Kurt Browning, Superintendent of Pasco County Schools shared, “Districts across the state are faced with teacher shortages. We hire on average about 525 teachers annually in Pasco. We get 30% of our teachers from the University of South Florida. Not having the undergraduate program at USF… it is going to have horrible, tremendously negative impacts on us.”
Many of the community leaders echoed the voices of frustrated and concerned superintendents. Overall, USF’s undergraduate program and pipeline partnership with the surrounding districts strengthens the schools’ staff and quality of education.
Besides backlash and concern from educators, U.S. Rep. Kathy Castor also expressed concern over USF’s plan. She wrote a letter on Nov. 19 urging the university to propose a budget cut that retains the education programs to best serve the public through providing economic opportunities for students and families, public schools, and the entire Tampa Bay region at large.
Tampa is the third largest city in Florida and grows at an annual rate of 2.58%. The city’s population increased 23.23% since the most recent census. In 2019, Hillsborough County schools had an 8.5% jump in comparison to first day attendance in 2018.
“I also am aware of the population trends in our area and the enormous need for teachers,” Castor wrote. “While other institutions of higher education such as the Colleges of Education at the University of Florida and Florida State University prepare teachers, those who graduate from USF remain the largest single provider at this time.”

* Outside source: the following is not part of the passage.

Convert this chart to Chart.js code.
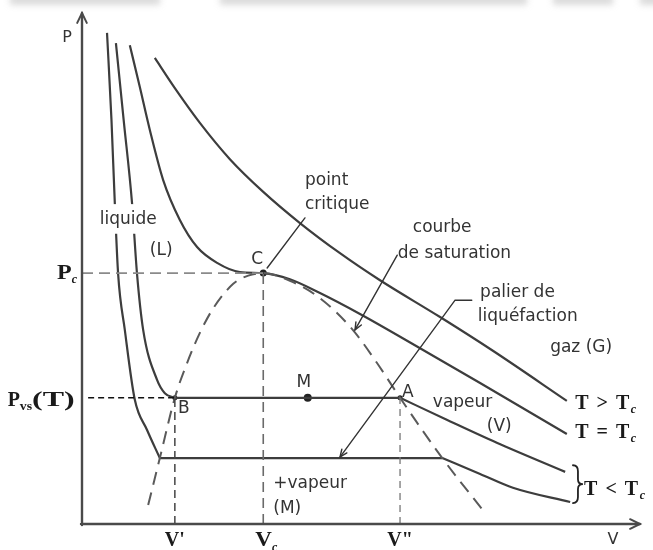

As the largest teacher preparation program in the state, its closure poses an imminent threat to the public education in surrounding school districts that are already experiencing an increased demand for teachers.
The original phasing out plan still had the potential to admit undergraduates into a five-year graduate program. However, the most recent statement on Nov. 20 claims the university will likely reduce the number of offerings within its undergraduate program rather than eliminate all offerings within the college.
Currently, the undergraduate program offers nine degrees, 15 majors, five minors and 18 concentrations. What a reduction in the college’s offerings will look like remains vague.
“Let us reiterate that no final decisions have been made regarding the College of Education,” the Nov. 20 statement from Currall, Wilcox and Ponticell said.
Although USF reversed its previous plan to re-imagine the undergraduate program, there are no final decisions on the fate of the College of Education. Criticism from superintendents and public officials promises some hope for the future of the program and Tampa Bay’s education system.